"Unless a password generator is just taking raw output from /dev/random, it's using programming logic to determine the password. Programming is deterministic, so password generators are deterministic, and so are the passwords they generate.
Therefore, password generators do not produce good passwords. Q.E.D."
I saw a statement much like that one a while back. The questioner was concerned that programatic password generators were not yielding good passwords, since they were designed with deterministic logic and only took a restricted set of inputs to generate that password.
This is true to a point, but there are limits.
If you have perfect knowledge of how a password generation program works and what it uses for inputs, it is possible to derive correct passwords much faster than true random guessing would suggest. The only entropy in the system is introduced by the inputs. If that input size is (for example) only 8 bits regardless of how large a password is generated, the final password will have no more than 8 bits of entropy. You can create a table of all possible passwords this program can generate.
However, if you don't
have perfect knowledge of how the password generation program works, the effective
entropy can be much higher for an attacker.
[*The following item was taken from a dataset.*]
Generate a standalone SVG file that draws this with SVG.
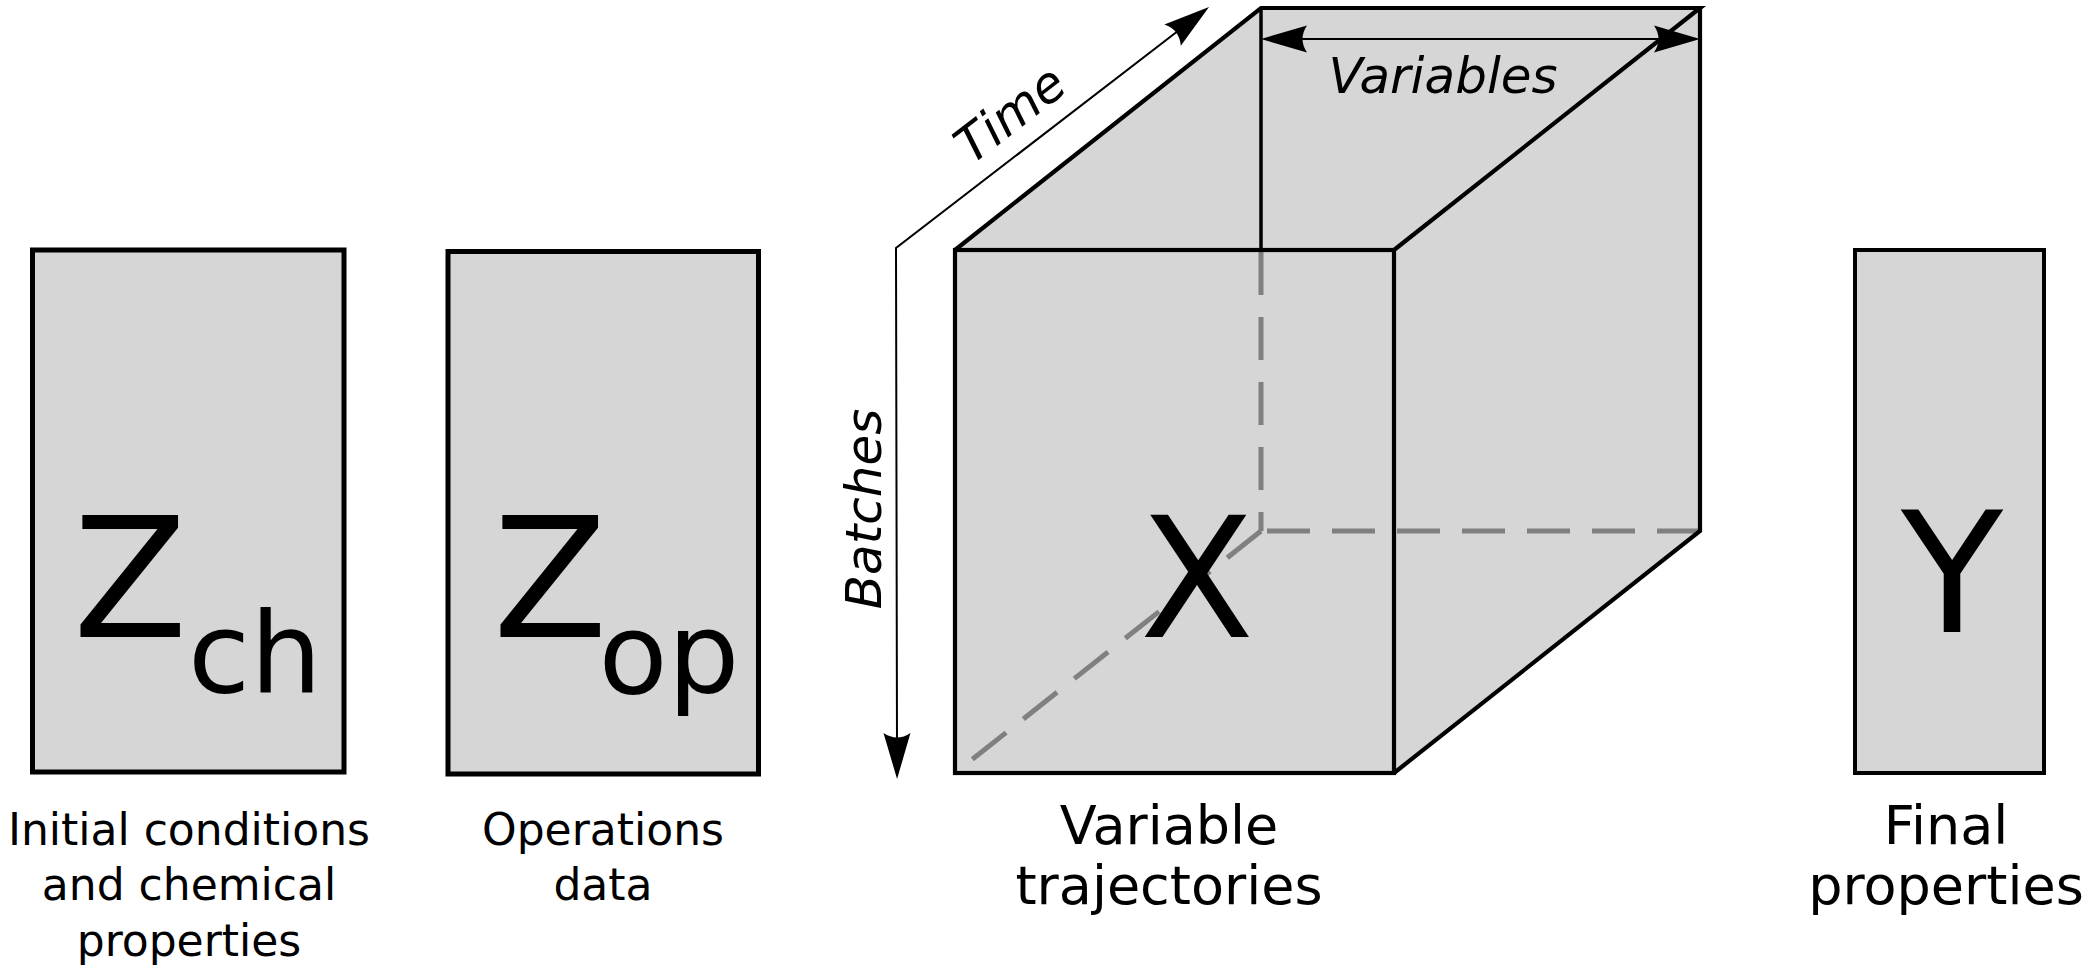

The effective entropy will be somewhere between the supplied entropy and the entropy implied by the password length.
So, turn this on it's head.
Take password stores. They take a user-supplied password which can have very bad entropy, perform a generally well known computation on it to get a string (frequently called a hash) that is actually stored. This is seen as effective security, so long as the computation is sufficiently robust and non-reversible. But, robustness is a moving target. MD5 is broken, WEP hashes are so broken as to be nearly cleartext these days, Windows LanMan hashes are very broken, SHA-1 is showing some weaknesses but is still pretty strong.
Password-derivation attacks focusing on automatically generated passwords are perhaps most effective when used against systems known to use generated passwords that users will actually keep. Unless they have something like OnePassword end-users will immediately change passwords that are 16 characters of random typeable-ASCII, but may keep something like, "shoes376emotional". The techniques for defending against password-guessing attacks are well known:
- Limit the rate the system will accept login attempts for user accounts (increase the time required to guess the password)
- Limit the number of times a login can fail before locking the account from further login attempts (increase the time required to guess the password)
- Force periodic password changes (move the target faster than password-guessing could find the password)
- Prevent stations with lots of bad login attempts from further access to the login process (force the attackers to use multiple stations)
No matter how you slice it, even with perfect knowledge of the password-generator an attacker is still going to have to grind through a lot of passwords to find the one that works. They'll be able to find it faster than the char-sets used in the password would suggest, but still need to plow through thousands of attempts. Most of the above methods have been baked into things like Active Directory for a very long time. The same can't be said for bespoke website authentication services.
Using a well known poorly designed password generation system that spits out passwords end-users are likely to continue using means that you need to move the goal-posts (force regular password changes) more often in order to prevent brute-force intrusions. Unless you're also supplying generated passwords for those changed passwords (I've never heard of such a system, but I suppose they could exist) the changed passwords are likely to be something slightly different ("shoes#&^emotional") to completely different than the ones the generator would spit out, which further reduces the likelihood of a successful password-guessing attack.
The biggest vulnerability presented by poorly designed password generation systems are for systems that:
- Don't rate-limit login attempts
- Don't lock-out accounts after a certain number of bad login attempts
- Don't force password changes
- Don't do any kind of IP-reputation lockouts after repeated bad logins
A lot of built-from-scratch web authentication systems don't do any of the above four points, instead they focus on keeping the password hashes secure and having a password-recovery option for people who forget their passwords. Putting an insufficiently entropic password generator on top of it compounds the bad idea.Can password-generators produce good passwords?
They absolutely can produce cryptographically good ones (a simple one: draw 8 bytes from /dev/random, get the sha1 hash of those bytes, convert the first 16 bytes of the hash to UTF-8, rerun bytes that don't translate, bam! Good 16-character password). Producing good passwords that users will be able to remember is another much more complex problem.Are bad password generators unusable?
Since bad is relative, it depends. Such poor generators could be sufficient for producing short-term temporary passwords, which limits their vulnerability window. Usable, but only intelligently.